I went back to James Gee’s video game literacy book yesterday to see if there was precedent for my categorizations, whether most of them would hold. And, of course, many do not. Getting specific about the meaning of symbols like hammers, fireballs, and pieces of cake is problematic. As Gee reminds, all meaning is situational. It is dependent on context. While a fireball might harm Mario, it will not harm your fire-type Pokemon, or your RPG party if you have fire-protective charms equipped.

There are more general rubrics of symbol-reading which might prove useful here. For starters, being able to read the symbol or symbols on the screen which react most directly to your button pressing as “my character” is pretty much central in any game with some sort of avatar. Then there’s the understanding that symbols resting on the ground, hanging in the air, or shimmering are less likely to do you damage than symbols lying partially submerged, following you, or walking back and forth. In side-scrollers and their progeny, the former tends to be the convention for “beneficial element” and the latter for “enemy.” Obviously, there’s lots and lots of exceptions, and the context of an individual game is key. But I am guessing that people familiar with non-puzzle games will most likely proceed based on these gestalts of movement, responsiveness, and light and color cues; they will not suffer irreparable damage as a result, and will thus begin any game from a position of greater success than those who do not play games.

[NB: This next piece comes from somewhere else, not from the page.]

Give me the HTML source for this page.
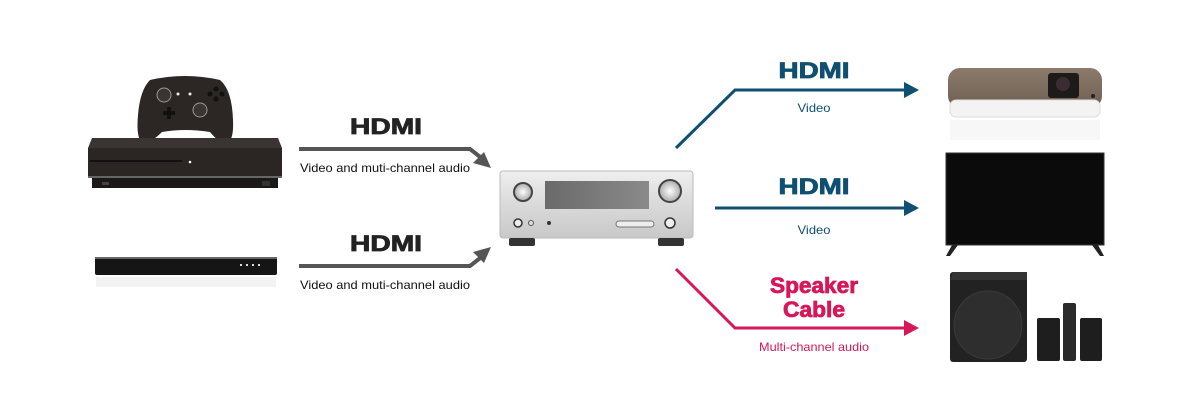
<!DOCTYPE html>
<html><head><meta charset="utf-8"><style>
html,body{margin:0;padding:0;background:#fff;}
svg{display:block;}
.h{font-family:"Liberation Sans",sans-serif;font-weight:bold;font-size:22px;stroke-width:0.8px;}
.s{font-family:"Liberation Sans",sans-serif;font-size:12px;}
</style></head><body>
<svg width="1201" height="400" viewBox="0 0 1201 400" xmlns="http://www.w3.org/2000/svg">
<defs>
<linearGradient id="silver" x1="0" y1="0" x2="0" y2="1"><stop offset="0" stop-color="#efefef"/><stop offset="0.5" stop-color="#dadada"/><stop offset="1" stop-color="#c8c8c8"/></linearGradient>
<linearGradient id="disp" x1="0" y1="0" x2="1" y2="0"><stop offset="0" stop-color="#6a6a6a"/><stop offset="1" stop-color="#8a8a8a"/></linearGradient>
<linearGradient id="brown" x1="0" y1="0" x2="0" y2="1"><stop offset="0" stop-color="#8c7b6c"/><stop offset="1" stop-color="#6e5f52"/></linearGradient>
<radialGradient id="knob"><stop offset="0" stop-color="#fff"/><stop offset="1" stop-color="#aaa"/></radialGradient>
</defs>

<path d="M150 80 Q185 72 220 80 Q232 90 233 120 Q234 140 227 143 Q220 144 210 132 Q185 128 162 132 Q150 144 142 142 Q136 138 138 115 Q140 90 150 80Z" fill="#2c2624"/>
<circle cx="164" cy="95" r="7" fill="#3a3432" stroke="#999" stroke-width="1"/>
<circle cx="200" cy="110" r="7" fill="#3a3432" stroke="#999" stroke-width="1"/>
<circle cx="178" cy="94" r="1.5" fill="#eee"/><circle cx="190" cy="94" r="1.5" fill="#eee"/>
<circle cx="210" cy="94" r="2.5" fill="#111"/><circle cx="216" cy="89" r="2.5" fill="#111"/><circle cx="222" cy="94" r="2.5" fill="#111"/><circle cx="216" cy="99" r="2.5" fill="#111"/>
<rect x="167" y="107" width="4" height="12" fill="#111"/><rect x="163" y="111" width="12" height="4" fill="#111"/>
<polygon points="92,138 278,138 282,148 88,148" fill="#3a3432"/>
<rect x="88" y="148" width="194" height="30" fill="#2b2523"/>
<rect x="90" y="160" width="92" height="2" fill="#111"/>
<circle cx="190" cy="162" r="1.3" fill="#fff"/>
<rect x="88" y="176" width="194" height="2" fill="#666"/>
<rect x="92" y="178" width="186" height="10" fill="#1c1817"/>
<rect x="102" y="182" width="7" height="3" fill="#444"/>
<rect x="262" y="181" width="8" height="5" fill="#333"/>
<rect x="95" y="257" width="182" height="18" rx="2" fill="#151515"/>
<rect x="95" y="257" width="182" height="2" fill="#666"/>
<rect x="240" y="264" width="2" height="2" fill="#ddd"/><rect x="246" y="264" width="2" height="2" fill="#ddd"/><rect x="252" y="264" width="2" height="2" fill="#ddd"/><rect x="258" y="264" width="2" height="2" fill="#ddd"/>
<rect x="96" y="277" width="180" height="10" fill="#eee" opacity="0.7"/>

<polyline points="299,149 470,149 484,160" fill="none" stroke="#555" stroke-width="4"/>
<polygon points="491,168 473,163 484,152" fill="#555"/>
<polyline points="299,266 470,266 484,255" fill="none" stroke="#555" stroke-width="4"/>
<polygon points="491,247 484,263 473,252" fill="#555"/>
<text x="386" y="134" text-anchor="middle" class="h" fill="#222" stroke="#222" textLength="72" lengthAdjust="spacingAndGlyphs">HDMI</text>
<text x="385" y="172" text-anchor="middle" class="s" fill="#111" textLength="170" lengthAdjust="spacingAndGlyphs">Video and muti-channel audio</text>
<text x="386" y="251" text-anchor="middle" class="h" fill="#222" stroke="#222" textLength="72" lengthAdjust="spacingAndGlyphs">HDMI</text>
<text x="385" y="289" text-anchor="middle" class="s" fill="#111" textLength="170" lengthAdjust="spacingAndGlyphs">Video and muti-channel audio</text>

<rect x="500" y="171" width="193" height="67" rx="3" fill="url(#silver)" stroke="#bbb"/>
<rect x="545" y="181" width="104" height="28" fill="url(#disp)"/>
<circle cx="523" cy="192" r="9" fill="url(#knob)" stroke="#444" stroke-width="2"/>
<circle cx="670" cy="191" r="11" fill="url(#knob)" stroke="#444" stroke-width="2"/>
<circle cx="518" cy="223" r="4" fill="#eee" stroke="#333" stroke-width="1.5"/>
<circle cx="531" cy="223" r="2.5" fill="#ddd" stroke="#555"/>
<circle cx="549" cy="223" r="2" fill="#333"/>
<rect x="616" y="221" width="38" height="6" rx="3" fill="#eee" stroke="#777"/>
<circle cx="670" cy="223" r="5" fill="#eee" stroke="#333" stroke-width="1.5"/>
<rect x="509" y="238" width="26" height="8" rx="2" fill="#333"/>
<rect x="658" y="238" width="26" height="8" rx="2" fill="#333"/>

<polyline points="676,148 735,90 906,90" fill="none" stroke="#0e4f72" stroke-width="3"/>
<polygon points="919,90 904,82 904,98" fill="#0e4f72"/>
<polyline points="715,208 906,208" fill="none" stroke="#0e4f72" stroke-width="3"/>
<polygon points="919,208 904,200 904,216" fill="#0e4f72"/>
<text x="814" y="78" text-anchor="middle" class="h" fill="#0e4f72" stroke="#0e4f72" textLength="71" lengthAdjust="spacingAndGlyphs">HDMI</text>
<text x="814" y="112" text-anchor="middle" class="s" fill="#0e4f72" textLength="33" lengthAdjust="spacingAndGlyphs">Video</text>
<text x="814" y="194" text-anchor="middle" class="h" fill="#0e4f72" stroke="#0e4f72" textLength="71" lengthAdjust="spacingAndGlyphs">HDMI</text>
<text x="814" y="234" text-anchor="middle" class="s" fill="#0e4f72" textLength="33" lengthAdjust="spacingAndGlyphs">Video</text>

<polyline points="676,269 735,328 906,328" fill="none" stroke="#d6185a" stroke-width="3"/>
<polygon points="919,328 904,320 904,336" fill="#d6185a"/>
<text x="814" y="293" text-anchor="middle" class="h" fill="#d6185a" stroke="#d6185a" textLength="88" lengthAdjust="spacingAndGlyphs">Speaker</text>
<text x="814" y="317" text-anchor="middle" class="h" fill="#d6185a" stroke="#d6185a" textLength="62" lengthAdjust="spacingAndGlyphs">Cable</text>
<text x="814" y="351" text-anchor="middle" class="s" fill="#d6185a" textLength="110" lengthAdjust="spacingAndGlyphs">Multi-channel audio</text>

<rect x="948" y="68" width="154" height="40" rx="12" fill="url(#brown)"/>
<rect x="950" y="100" width="150" height="17" rx="6" fill="#f3f3f3" stroke="#ddd"/>
<rect x="1048" y="73" width="31" height="25" rx="3" fill="#1d1b1a"/>
<circle cx="1063" cy="84" r="7" fill="#3b2c33"/>
<circle cx="1093" cy="96" r="2" fill="#222"/>
<rect x="950" y="120" width="150" height="20" fill="#f7f7f7"/>
<rect x="946" y="153" width="158" height="92" fill="#0b0b0b" stroke="#333"/>
<polygon points="952,245 958,245 950,256 946,256" fill="#222"/>
<polygon points="1092,245 1098,245 1104,256 1100,256" fill="#222"/>
<rect x="950" y="272" width="77" height="90" rx="3" fill="#222"/>
<polygon points="950,280 1027,280 1027,272 953,272" fill="#333"/>
<circle cx="988" cy="325" r="34" fill="#2e2e2e" stroke="#3a3a3a"/>
<rect x="1037" y="318" width="23" height="43" rx="2" fill="#1e1e1e"/>
<rect x="1063" y="303" width="13" height="58" rx="2" fill="#2a2a2a"/>
<rect x="1080" y="318" width="22" height="43" rx="2" fill="#1e1e1e"/>
</svg>
</body></html>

The ultimate test of video game literacy is this: Are you willing to die? The video game literate generally are (within a virtual world, mind you; I’m not interested in providing fodder for any more of these stupid media-effects claims about violence and the media). They’ll try any button until they figure out what works. They will walk over the shimmering circle which may be a land mine, may be a warp portal; they will chase after the bouncing ball which may turn out to be a health restorative, may turn out to be a bomb. They’ll try anything once. If it proves to be lethal, they’ll try not to do it again.

I guess Gee discussed this, but the generous room for error is a defining feature of the semantic domain of video games. So video game literacy is where scientific trial and error meet reading and writing.

Those who do not play video games are afraid to screw up, because they don’t know how slight the consequences are. When asked by my classmate who was having trouble negotiating the brick wall, I assumed the jump button was either B or A. I kept telling her to try those. She did exactly what I said. But the jump button in this case was actually Y. She kept pressing A and B and didn’t even seem to get frustrated when she didn’t make any progress. My guess is she wasn’t reading the effects of her button-presses that well– where was her character? What was it doing? And then she failed to experiment with the controller.

Me, I would have systematically mashed each button until I saw each potential move and considered its ramifications. Because I didn’t play too many fighting games as a kid, though, I probably would have pressed only one button at a time to judge effects. I am still not proficient at “reading” (observing) and “writing” (performing) combo moves.